[Records with drawing code]
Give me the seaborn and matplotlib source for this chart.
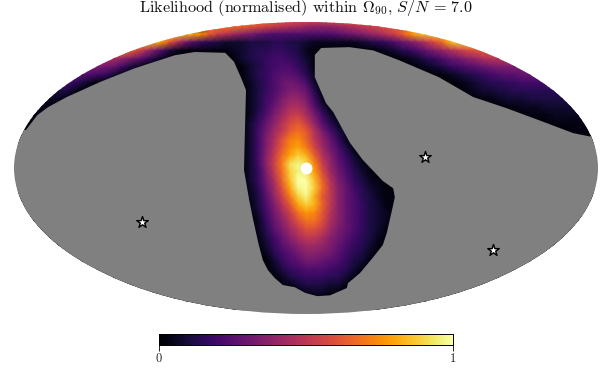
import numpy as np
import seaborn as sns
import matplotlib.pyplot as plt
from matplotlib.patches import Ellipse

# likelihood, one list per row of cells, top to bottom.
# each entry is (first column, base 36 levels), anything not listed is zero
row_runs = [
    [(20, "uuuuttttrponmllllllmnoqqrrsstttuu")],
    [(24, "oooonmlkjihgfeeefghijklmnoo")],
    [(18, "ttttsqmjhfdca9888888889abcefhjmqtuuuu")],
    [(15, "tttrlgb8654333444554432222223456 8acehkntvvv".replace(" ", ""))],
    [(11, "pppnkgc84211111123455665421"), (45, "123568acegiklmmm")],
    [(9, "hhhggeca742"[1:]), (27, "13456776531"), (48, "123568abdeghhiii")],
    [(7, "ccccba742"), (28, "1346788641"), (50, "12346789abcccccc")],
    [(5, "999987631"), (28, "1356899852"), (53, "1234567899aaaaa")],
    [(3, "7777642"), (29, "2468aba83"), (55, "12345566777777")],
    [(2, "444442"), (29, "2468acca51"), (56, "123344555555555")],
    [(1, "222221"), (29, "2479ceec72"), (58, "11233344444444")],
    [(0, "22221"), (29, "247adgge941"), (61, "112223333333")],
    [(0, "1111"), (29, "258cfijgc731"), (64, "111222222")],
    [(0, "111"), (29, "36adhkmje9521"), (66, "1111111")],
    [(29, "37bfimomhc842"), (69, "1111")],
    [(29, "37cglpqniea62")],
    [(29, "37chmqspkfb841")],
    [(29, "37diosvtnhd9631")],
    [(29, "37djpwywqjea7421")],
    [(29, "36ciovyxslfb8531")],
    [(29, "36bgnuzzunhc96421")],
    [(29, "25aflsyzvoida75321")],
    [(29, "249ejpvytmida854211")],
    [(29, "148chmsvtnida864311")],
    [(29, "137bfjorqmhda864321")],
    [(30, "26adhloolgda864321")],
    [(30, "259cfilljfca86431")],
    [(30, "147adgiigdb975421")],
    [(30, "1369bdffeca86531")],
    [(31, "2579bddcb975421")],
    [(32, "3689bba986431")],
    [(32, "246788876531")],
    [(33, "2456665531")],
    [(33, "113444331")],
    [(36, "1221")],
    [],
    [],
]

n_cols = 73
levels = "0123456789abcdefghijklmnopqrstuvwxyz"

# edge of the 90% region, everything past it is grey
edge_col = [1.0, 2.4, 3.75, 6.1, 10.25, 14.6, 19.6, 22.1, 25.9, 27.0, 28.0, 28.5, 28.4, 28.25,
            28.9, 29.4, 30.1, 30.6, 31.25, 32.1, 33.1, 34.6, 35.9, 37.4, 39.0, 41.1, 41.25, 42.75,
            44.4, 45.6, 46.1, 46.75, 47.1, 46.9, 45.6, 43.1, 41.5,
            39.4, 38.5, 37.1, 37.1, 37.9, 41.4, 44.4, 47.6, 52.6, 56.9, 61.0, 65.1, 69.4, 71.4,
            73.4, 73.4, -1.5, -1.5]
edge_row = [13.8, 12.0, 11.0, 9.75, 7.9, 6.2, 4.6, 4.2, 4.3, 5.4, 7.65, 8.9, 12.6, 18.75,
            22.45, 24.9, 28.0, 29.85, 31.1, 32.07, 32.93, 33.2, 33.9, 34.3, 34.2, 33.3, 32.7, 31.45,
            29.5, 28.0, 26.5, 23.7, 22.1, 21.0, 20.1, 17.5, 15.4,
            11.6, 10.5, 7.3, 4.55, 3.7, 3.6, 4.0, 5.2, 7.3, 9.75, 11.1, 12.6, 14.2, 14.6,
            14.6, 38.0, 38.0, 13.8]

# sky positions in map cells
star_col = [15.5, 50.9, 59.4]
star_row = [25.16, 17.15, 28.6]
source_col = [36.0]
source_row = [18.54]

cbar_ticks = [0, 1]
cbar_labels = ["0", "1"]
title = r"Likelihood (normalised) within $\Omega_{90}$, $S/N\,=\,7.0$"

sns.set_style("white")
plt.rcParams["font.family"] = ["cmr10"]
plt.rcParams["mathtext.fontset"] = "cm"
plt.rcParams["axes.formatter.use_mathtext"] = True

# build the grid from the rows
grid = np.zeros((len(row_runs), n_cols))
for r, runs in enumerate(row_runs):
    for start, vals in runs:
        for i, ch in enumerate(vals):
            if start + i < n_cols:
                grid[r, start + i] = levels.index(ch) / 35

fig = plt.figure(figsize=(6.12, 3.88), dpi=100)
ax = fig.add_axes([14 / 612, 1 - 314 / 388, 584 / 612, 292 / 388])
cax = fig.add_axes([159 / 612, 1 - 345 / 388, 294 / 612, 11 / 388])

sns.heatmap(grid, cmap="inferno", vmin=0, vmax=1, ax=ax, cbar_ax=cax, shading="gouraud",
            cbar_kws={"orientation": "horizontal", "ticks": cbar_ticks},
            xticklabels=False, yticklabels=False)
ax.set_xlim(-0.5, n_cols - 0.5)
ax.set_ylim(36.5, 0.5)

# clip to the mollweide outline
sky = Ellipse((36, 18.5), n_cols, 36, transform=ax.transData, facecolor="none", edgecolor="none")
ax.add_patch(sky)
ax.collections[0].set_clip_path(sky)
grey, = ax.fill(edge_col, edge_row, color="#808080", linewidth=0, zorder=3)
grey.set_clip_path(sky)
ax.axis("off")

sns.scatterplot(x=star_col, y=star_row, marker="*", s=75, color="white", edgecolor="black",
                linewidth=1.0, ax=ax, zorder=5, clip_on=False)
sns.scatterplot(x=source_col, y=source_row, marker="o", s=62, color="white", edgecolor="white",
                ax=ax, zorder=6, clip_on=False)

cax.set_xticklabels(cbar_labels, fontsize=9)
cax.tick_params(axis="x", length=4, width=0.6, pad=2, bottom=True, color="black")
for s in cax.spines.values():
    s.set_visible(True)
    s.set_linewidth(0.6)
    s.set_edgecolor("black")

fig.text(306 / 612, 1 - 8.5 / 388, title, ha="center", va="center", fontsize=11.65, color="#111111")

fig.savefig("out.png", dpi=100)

* * *

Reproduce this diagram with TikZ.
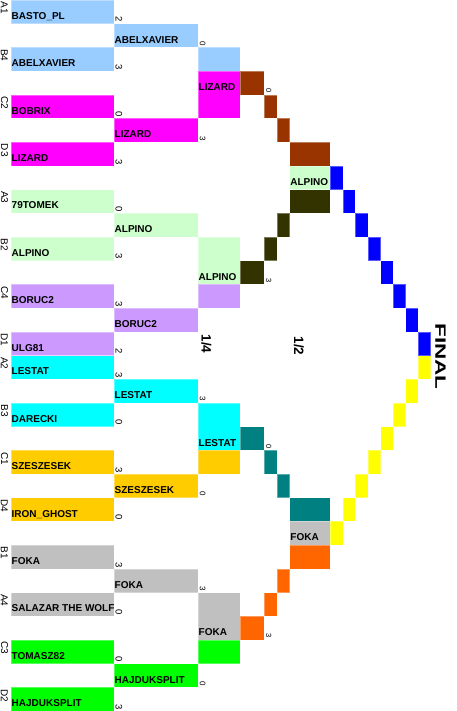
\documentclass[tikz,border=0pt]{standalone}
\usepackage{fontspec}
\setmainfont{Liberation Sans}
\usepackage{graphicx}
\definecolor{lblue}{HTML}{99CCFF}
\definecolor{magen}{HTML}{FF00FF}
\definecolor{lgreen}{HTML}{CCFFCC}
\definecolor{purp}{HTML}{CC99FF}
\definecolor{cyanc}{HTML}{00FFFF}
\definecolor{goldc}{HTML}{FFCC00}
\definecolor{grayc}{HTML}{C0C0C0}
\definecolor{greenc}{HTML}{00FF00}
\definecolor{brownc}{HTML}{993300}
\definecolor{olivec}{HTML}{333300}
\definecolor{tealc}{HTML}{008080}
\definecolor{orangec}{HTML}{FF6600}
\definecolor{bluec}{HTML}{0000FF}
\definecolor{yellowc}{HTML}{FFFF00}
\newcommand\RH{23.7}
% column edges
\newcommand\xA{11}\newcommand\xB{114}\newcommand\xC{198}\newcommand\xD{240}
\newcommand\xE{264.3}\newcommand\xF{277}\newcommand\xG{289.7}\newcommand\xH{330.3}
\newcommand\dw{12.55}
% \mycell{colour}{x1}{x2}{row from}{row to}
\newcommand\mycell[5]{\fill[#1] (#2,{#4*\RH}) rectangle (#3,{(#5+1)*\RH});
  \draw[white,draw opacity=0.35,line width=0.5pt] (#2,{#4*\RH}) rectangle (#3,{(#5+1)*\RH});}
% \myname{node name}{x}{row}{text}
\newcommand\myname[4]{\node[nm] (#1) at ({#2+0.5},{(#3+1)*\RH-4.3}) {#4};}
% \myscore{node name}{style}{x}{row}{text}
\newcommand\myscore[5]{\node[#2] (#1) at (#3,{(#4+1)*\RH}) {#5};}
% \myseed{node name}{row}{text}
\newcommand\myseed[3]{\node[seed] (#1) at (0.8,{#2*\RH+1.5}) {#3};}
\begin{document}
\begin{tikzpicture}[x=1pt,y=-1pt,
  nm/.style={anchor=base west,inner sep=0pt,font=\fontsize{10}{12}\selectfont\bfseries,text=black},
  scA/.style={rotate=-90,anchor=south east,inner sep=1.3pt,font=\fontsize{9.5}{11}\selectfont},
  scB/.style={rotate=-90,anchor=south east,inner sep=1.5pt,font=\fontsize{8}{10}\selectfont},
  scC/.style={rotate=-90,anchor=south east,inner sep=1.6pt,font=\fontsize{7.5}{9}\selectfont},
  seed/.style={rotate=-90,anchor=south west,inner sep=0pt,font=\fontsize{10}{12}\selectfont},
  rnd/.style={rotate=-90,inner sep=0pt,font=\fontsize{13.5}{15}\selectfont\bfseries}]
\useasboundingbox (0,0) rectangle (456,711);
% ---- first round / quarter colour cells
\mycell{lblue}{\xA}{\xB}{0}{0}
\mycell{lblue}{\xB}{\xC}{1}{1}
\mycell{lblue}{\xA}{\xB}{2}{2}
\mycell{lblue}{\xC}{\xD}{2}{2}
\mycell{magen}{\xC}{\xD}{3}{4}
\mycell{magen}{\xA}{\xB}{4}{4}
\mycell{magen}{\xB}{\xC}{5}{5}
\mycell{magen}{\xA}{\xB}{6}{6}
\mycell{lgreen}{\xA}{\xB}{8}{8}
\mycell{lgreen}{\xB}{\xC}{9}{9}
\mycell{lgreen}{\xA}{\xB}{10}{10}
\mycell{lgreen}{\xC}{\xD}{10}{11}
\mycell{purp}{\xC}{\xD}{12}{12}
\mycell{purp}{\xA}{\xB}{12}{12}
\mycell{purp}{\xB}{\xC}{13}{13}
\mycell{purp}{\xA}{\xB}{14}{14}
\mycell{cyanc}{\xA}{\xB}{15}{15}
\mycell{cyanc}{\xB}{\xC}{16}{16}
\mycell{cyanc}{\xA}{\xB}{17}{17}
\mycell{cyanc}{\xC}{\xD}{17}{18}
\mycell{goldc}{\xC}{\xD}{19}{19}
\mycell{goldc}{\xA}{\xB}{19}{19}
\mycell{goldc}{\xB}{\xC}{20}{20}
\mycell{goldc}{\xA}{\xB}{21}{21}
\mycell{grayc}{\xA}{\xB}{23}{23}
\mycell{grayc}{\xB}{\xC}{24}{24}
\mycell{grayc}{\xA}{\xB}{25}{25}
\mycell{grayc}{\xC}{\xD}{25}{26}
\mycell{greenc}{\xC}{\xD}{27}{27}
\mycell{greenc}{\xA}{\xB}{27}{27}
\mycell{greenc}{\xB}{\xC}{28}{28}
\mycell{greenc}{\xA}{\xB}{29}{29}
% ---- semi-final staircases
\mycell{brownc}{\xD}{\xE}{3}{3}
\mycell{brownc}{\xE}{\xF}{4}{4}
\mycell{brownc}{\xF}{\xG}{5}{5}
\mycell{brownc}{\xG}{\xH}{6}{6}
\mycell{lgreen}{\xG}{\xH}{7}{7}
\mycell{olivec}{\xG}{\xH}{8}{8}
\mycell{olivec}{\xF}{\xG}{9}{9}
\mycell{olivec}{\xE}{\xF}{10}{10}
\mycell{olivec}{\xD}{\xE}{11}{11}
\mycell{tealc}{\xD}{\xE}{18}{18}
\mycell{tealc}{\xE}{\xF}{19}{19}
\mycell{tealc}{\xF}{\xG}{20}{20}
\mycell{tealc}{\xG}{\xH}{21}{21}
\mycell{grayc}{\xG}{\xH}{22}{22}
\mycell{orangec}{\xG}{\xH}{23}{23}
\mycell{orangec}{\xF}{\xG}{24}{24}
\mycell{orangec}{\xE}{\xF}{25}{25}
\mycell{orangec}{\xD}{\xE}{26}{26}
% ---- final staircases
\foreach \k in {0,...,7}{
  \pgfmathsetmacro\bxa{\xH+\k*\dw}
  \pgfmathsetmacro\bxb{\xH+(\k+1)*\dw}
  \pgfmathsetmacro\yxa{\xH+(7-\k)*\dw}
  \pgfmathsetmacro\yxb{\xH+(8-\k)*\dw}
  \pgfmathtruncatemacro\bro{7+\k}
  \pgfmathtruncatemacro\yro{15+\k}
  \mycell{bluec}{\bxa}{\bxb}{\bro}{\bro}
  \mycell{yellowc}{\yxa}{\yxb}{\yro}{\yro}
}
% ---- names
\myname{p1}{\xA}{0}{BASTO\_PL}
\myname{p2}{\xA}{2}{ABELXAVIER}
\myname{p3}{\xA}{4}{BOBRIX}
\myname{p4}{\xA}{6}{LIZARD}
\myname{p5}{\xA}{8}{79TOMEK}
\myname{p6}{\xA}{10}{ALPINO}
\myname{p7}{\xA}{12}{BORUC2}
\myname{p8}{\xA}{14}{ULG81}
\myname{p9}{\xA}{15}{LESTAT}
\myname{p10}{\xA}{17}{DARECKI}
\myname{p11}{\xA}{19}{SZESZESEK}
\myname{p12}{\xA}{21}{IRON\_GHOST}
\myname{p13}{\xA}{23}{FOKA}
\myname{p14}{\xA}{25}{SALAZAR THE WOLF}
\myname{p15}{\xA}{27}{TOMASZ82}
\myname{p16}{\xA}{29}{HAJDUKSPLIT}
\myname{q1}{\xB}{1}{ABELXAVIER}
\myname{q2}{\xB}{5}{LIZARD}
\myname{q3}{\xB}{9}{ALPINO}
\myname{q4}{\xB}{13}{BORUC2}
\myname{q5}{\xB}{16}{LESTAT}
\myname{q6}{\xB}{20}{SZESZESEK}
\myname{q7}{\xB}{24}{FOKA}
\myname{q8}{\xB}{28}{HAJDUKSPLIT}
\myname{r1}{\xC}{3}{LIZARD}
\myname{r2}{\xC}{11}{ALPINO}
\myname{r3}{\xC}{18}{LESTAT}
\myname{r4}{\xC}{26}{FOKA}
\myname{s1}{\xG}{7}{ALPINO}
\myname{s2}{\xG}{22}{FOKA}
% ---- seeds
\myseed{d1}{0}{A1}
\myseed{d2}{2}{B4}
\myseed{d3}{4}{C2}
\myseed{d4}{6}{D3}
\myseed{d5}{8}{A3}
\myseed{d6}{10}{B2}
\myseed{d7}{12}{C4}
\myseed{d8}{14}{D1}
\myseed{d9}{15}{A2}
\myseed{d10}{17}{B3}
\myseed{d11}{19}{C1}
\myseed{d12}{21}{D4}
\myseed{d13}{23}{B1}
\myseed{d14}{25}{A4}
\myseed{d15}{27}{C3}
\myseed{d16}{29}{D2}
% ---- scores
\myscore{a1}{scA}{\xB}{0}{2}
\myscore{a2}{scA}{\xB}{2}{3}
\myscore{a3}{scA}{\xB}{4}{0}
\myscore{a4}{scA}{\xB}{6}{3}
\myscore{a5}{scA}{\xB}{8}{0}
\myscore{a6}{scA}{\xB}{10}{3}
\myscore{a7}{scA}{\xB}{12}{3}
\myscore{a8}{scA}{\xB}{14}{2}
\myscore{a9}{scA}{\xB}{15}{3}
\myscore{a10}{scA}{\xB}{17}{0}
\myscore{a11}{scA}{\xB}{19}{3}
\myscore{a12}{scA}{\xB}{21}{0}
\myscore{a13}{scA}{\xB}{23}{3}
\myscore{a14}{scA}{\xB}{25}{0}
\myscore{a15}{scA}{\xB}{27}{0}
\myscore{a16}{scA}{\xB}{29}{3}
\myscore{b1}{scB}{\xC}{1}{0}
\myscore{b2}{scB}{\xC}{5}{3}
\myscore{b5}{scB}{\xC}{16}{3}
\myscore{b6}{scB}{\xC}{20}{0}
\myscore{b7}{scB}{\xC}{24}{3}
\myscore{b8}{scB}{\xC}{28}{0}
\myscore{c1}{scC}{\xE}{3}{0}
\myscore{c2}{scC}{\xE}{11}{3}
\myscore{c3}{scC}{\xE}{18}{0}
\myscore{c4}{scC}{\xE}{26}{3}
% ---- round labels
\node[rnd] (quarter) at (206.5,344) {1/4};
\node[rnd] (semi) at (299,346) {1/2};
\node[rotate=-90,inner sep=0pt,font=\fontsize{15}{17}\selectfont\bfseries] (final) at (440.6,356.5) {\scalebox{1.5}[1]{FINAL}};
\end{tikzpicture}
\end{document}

* * *

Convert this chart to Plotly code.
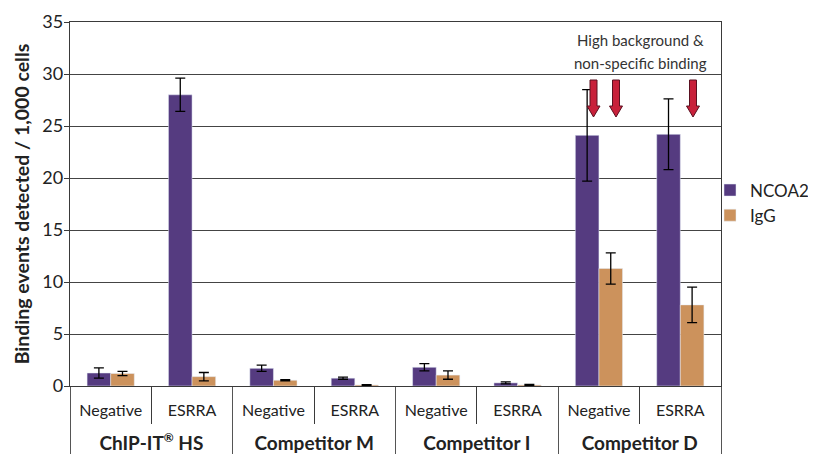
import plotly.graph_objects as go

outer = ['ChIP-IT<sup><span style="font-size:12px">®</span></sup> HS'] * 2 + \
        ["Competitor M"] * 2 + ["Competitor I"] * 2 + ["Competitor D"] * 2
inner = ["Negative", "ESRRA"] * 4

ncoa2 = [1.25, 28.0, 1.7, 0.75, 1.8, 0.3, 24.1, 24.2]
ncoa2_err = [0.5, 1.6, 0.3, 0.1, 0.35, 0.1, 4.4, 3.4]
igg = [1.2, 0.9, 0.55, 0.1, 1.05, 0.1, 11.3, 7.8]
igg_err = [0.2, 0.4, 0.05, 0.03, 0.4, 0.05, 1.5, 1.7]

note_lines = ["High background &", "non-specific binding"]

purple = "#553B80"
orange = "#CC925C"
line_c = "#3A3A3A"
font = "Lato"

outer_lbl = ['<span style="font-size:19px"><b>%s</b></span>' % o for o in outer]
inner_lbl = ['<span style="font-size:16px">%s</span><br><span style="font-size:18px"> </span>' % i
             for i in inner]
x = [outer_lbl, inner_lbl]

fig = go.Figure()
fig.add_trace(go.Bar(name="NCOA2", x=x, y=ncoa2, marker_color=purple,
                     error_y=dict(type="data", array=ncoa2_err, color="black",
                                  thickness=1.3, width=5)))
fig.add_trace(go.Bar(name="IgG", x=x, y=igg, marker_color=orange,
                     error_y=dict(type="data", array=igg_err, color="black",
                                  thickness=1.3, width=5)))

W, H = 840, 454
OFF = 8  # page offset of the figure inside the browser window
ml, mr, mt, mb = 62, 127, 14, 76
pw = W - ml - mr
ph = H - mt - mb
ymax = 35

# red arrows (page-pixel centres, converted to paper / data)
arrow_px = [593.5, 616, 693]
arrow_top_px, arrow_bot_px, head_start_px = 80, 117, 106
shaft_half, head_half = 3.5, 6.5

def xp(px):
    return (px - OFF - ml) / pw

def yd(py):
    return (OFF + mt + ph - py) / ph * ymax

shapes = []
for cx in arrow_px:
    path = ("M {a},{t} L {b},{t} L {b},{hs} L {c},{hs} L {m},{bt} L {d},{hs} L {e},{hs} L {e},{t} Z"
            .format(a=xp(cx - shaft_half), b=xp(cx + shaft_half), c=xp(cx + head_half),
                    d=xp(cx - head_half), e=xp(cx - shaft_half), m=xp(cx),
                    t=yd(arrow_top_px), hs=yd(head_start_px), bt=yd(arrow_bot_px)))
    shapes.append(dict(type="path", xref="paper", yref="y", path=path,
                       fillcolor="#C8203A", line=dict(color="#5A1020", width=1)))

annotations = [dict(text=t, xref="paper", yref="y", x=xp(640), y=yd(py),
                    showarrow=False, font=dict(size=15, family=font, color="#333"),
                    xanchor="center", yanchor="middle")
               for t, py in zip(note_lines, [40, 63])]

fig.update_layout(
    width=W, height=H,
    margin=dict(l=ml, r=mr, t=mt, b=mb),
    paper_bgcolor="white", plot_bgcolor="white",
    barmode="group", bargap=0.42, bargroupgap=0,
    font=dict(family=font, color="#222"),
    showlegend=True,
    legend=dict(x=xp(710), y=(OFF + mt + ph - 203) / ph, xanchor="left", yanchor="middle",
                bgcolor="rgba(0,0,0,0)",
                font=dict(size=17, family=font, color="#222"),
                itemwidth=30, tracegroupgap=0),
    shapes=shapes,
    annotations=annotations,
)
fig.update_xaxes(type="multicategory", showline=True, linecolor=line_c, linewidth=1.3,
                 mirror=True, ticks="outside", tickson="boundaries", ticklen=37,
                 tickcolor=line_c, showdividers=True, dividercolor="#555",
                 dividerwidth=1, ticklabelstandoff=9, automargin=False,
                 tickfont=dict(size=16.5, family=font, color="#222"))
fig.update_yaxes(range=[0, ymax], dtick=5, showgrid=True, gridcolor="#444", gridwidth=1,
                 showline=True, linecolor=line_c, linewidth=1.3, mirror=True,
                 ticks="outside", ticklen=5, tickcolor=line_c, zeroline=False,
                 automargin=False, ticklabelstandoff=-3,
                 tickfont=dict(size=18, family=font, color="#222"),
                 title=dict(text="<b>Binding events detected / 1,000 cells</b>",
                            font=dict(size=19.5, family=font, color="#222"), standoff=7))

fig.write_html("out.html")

- [Goal]
Scan the listing above and identify each line holding the string "this"; copy every such line.

- [Answer in full]
Give me the seaborn and matplotlib source for this chart.
Reproduce this diagram with TikZ.
Convert this chart to Plotly code.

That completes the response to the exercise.